Mohamed Benchaâboun tente de dégager une vue d’ensemble des innombrables opérations qui seront effectuées par les Finances publiques au cours de l’année 2020 et des interactions entre ces opérations et la situation économique générale. Malgré l’effort accompli depuis plusieurs années par le ministère des Finances pour introduire plus de souplesse dans la présentation des comptes publics, le caractère provisoire et largement approximatif de la plupart des indications relatives à l’année prochaine dans son ensemble reste prégnant. 

Depuis le début de l’ère des gouvernements islamistes au Maroc, les PLF et Lois de finances sont dictés par les institutions financières. Rappelons que depuis 2012, le Maroc signe une Ligne de Précaution et de Liquidité (LPL) avec le Fonds Monétaire International (FMI). D’ailleurs, comme le rappelle l’économiste Najib Akesbi la 4ème ligne de précaution vient d’être renouvelée en juin, qui en fait, en réalité un programme d’ajustement sous formes de conditionnalités : le PLF est une loi qui porte « le sceau de l’orthodoxie financière dans la continuité de ce que le Maroc fait sous l’égide des institutions financières internationales » C’est ainsi que certaines mesures, selon le changement des stratégies de ces institutions, sont prises en contradiction avec des politiques fiscales antérieures…

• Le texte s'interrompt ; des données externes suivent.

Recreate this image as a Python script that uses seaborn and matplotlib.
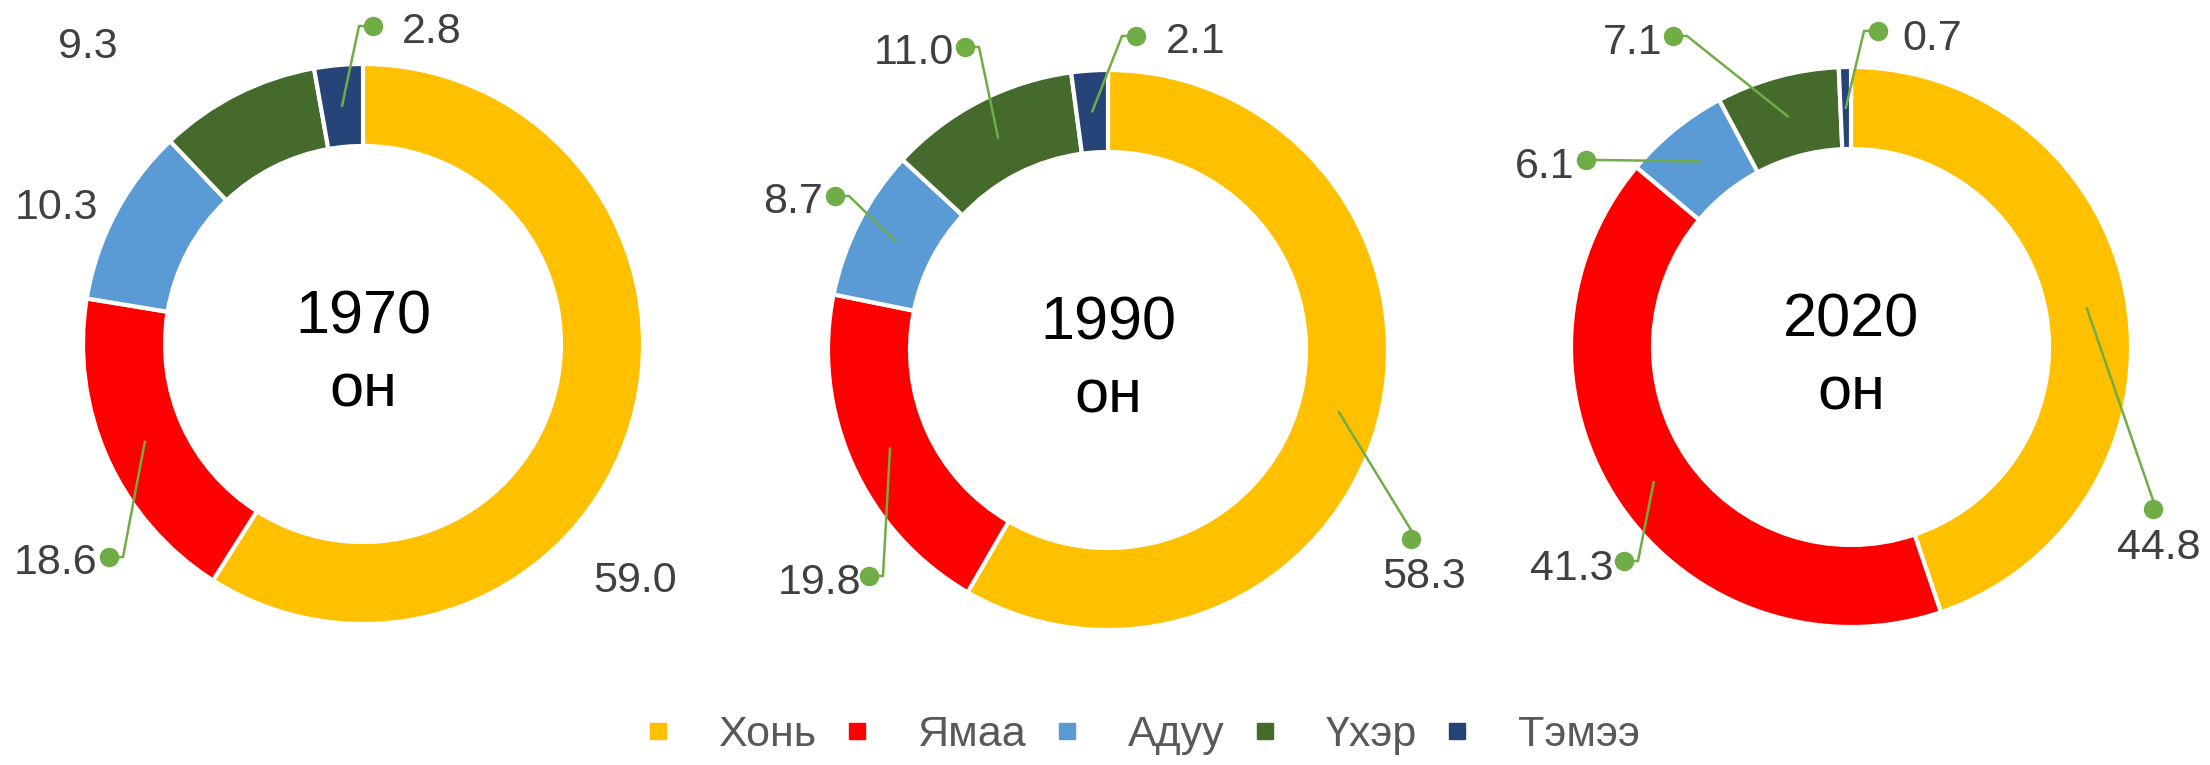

Côté affaires internes, le climat n’est pas au beau fixe non plus. Le bureau national de l’Union nationale des syndicats démocratiques des finances, affilié à membre de l’Union des travailleurs marocains (UMT), a déclaré entamer une grève nationale 27 et 28 novembre et participer au mouvement contestataire prévu le 27 novembre à Rabat en raison d’une déficience de la mise en œuvre des engagements actés lors du dernier dialogue social. Le bureau national dans un communiqué, a détaillé les raisons de tension au sein du ministère des Finances, la mise en place d’un régime de retraite complémentaire, l’instauration de négociations ouvertes sur le projet de statut de fonctionnaire, la résolution du problème des transferts arbitraires que connaît la Trésorerie générale du Royaume, la modernisation des services sociaux et l’augmentation des allocations de base pour le personnel du ministère. Le syndicat a également condamné les retenues injustifiées sur les salaires des grévistes et les limitations contraignantes du droit de grève, alors que l’affirmation de ce droit est mentionnée dans la Constitution et les textes internationaux de sauvegarde des droits de l’homme plaide en faveur de son universalité.

Benchaaboun, outre le dossier social interne explosif qui l’attend cette semaine, devra faire face au caractère aléatoire du taux de croissance du PIB fixé dans le PLF à 3,7%, puisque cet objectif est fondé sur l’hypothèse d’une récolte céréalière de 70 millions de quintaux, un cours moyen du pétrole à 67 dollars le baril et un prix moyen du gaz butane à 350 dollars la tonne. Inshallah si l’on peut se fonder sur des prévisions régies par une situation moyen-orientale des plus instables et une année agricole qui a mal démarré.